GIVEN MATERIAL:
- - - - - - -

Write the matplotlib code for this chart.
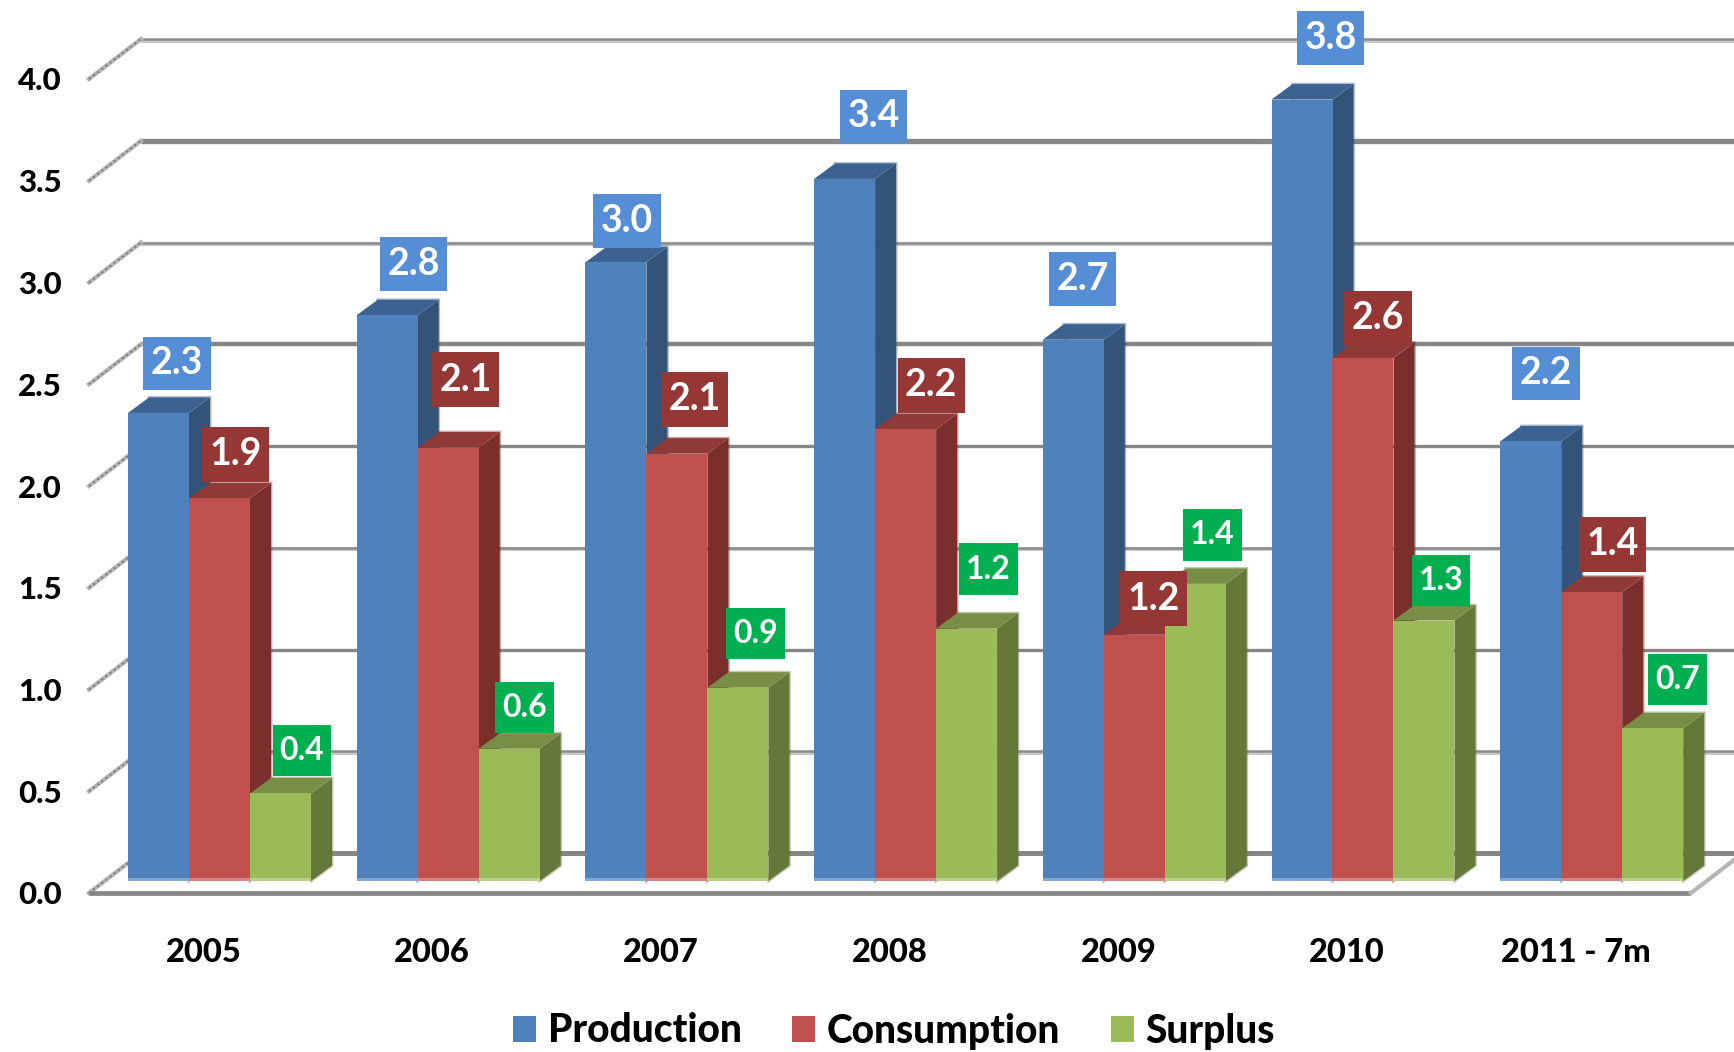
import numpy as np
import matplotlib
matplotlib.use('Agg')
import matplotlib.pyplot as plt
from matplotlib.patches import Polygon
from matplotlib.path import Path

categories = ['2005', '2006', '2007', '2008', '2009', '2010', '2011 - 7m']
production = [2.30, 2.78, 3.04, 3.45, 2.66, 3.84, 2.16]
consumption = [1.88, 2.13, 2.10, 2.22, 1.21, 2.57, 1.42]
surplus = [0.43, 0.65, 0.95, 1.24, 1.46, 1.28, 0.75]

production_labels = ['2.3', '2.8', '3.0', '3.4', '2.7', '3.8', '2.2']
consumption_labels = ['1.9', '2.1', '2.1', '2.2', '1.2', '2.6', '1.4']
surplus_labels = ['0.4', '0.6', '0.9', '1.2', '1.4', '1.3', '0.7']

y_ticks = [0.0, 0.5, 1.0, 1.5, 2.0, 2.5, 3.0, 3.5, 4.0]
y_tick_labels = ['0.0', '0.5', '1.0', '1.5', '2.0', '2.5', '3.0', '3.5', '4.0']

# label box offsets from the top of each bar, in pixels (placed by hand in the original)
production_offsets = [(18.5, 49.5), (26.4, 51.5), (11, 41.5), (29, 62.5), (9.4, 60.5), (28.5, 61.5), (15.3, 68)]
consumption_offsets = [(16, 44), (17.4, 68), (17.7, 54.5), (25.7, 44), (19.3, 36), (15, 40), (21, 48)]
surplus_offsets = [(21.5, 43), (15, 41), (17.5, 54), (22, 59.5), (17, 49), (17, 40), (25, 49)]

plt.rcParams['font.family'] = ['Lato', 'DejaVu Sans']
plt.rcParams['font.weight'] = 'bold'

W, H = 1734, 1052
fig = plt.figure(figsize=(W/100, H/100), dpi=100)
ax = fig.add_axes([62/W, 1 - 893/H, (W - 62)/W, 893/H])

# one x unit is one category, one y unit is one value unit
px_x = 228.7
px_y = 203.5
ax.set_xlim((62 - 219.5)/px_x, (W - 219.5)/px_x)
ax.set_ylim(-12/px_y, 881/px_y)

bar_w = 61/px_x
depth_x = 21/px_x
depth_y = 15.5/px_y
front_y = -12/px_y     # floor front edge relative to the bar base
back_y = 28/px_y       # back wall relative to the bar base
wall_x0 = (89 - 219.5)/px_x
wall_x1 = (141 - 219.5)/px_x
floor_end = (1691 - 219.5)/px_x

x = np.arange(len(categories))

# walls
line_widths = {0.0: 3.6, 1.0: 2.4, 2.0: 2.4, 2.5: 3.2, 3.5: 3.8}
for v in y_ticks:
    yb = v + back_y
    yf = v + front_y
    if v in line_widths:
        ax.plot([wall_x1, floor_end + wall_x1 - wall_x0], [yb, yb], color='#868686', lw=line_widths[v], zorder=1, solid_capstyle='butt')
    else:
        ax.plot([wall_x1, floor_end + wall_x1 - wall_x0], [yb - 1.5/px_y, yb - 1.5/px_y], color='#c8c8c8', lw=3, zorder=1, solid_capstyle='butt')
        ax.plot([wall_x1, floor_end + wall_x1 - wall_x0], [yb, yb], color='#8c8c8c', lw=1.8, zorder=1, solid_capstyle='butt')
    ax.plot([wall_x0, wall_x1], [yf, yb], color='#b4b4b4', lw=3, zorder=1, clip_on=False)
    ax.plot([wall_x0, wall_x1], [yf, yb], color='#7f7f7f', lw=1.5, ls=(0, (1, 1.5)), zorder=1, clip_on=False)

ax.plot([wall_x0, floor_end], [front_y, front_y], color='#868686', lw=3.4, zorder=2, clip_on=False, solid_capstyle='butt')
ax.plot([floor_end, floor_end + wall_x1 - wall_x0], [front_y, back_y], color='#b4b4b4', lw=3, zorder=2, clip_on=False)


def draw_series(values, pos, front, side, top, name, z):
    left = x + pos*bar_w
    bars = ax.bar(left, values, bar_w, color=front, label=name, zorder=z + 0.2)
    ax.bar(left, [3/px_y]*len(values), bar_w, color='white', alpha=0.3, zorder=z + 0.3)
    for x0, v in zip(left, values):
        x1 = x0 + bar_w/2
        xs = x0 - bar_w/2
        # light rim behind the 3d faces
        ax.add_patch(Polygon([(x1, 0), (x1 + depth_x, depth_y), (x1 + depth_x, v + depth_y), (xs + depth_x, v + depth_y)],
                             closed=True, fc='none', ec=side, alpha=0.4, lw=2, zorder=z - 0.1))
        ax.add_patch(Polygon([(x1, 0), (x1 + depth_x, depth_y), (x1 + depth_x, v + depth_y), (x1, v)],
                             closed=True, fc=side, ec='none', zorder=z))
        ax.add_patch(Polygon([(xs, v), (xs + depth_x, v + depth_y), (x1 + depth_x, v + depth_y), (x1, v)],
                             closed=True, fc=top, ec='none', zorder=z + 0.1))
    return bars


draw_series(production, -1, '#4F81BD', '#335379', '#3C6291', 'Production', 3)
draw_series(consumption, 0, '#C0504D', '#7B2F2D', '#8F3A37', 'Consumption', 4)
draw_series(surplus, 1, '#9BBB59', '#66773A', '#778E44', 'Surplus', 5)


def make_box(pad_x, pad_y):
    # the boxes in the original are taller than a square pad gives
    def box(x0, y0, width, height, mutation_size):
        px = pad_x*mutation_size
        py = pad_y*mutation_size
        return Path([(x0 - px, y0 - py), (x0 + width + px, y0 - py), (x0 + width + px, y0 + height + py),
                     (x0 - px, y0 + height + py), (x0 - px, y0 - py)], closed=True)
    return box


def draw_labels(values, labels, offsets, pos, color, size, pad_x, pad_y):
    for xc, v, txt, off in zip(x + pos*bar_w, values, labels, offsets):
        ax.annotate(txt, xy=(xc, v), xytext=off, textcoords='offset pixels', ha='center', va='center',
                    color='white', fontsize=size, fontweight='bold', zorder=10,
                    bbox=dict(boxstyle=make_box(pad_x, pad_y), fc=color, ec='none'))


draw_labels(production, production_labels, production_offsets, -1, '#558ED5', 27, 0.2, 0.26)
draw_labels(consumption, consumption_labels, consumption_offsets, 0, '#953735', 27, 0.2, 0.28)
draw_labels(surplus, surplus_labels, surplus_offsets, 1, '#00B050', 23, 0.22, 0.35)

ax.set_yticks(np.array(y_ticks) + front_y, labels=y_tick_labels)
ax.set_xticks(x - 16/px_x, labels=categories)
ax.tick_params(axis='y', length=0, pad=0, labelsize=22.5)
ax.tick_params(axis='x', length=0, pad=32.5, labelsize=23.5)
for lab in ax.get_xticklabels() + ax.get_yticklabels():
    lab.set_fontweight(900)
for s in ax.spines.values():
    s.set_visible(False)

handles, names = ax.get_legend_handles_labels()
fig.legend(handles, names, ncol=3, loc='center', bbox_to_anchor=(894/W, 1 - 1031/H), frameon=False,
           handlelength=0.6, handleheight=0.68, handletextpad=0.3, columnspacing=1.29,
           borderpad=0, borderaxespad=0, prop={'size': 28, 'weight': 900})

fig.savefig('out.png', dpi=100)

- - - - - - -

THE PROBLEM:
From the first line above down to the line with "from matplotlib.path import Path", reproduce every line and no others, omitting pictures.

EXPECTED ANSWER:
Write the matplotlib code for this chart.
import numpy as np
import matplotlib
matplotlib.use('Agg')
import matplotlib.pyplot as plt
from matplotlib.patches import Polygon
from matplotlib.path import Path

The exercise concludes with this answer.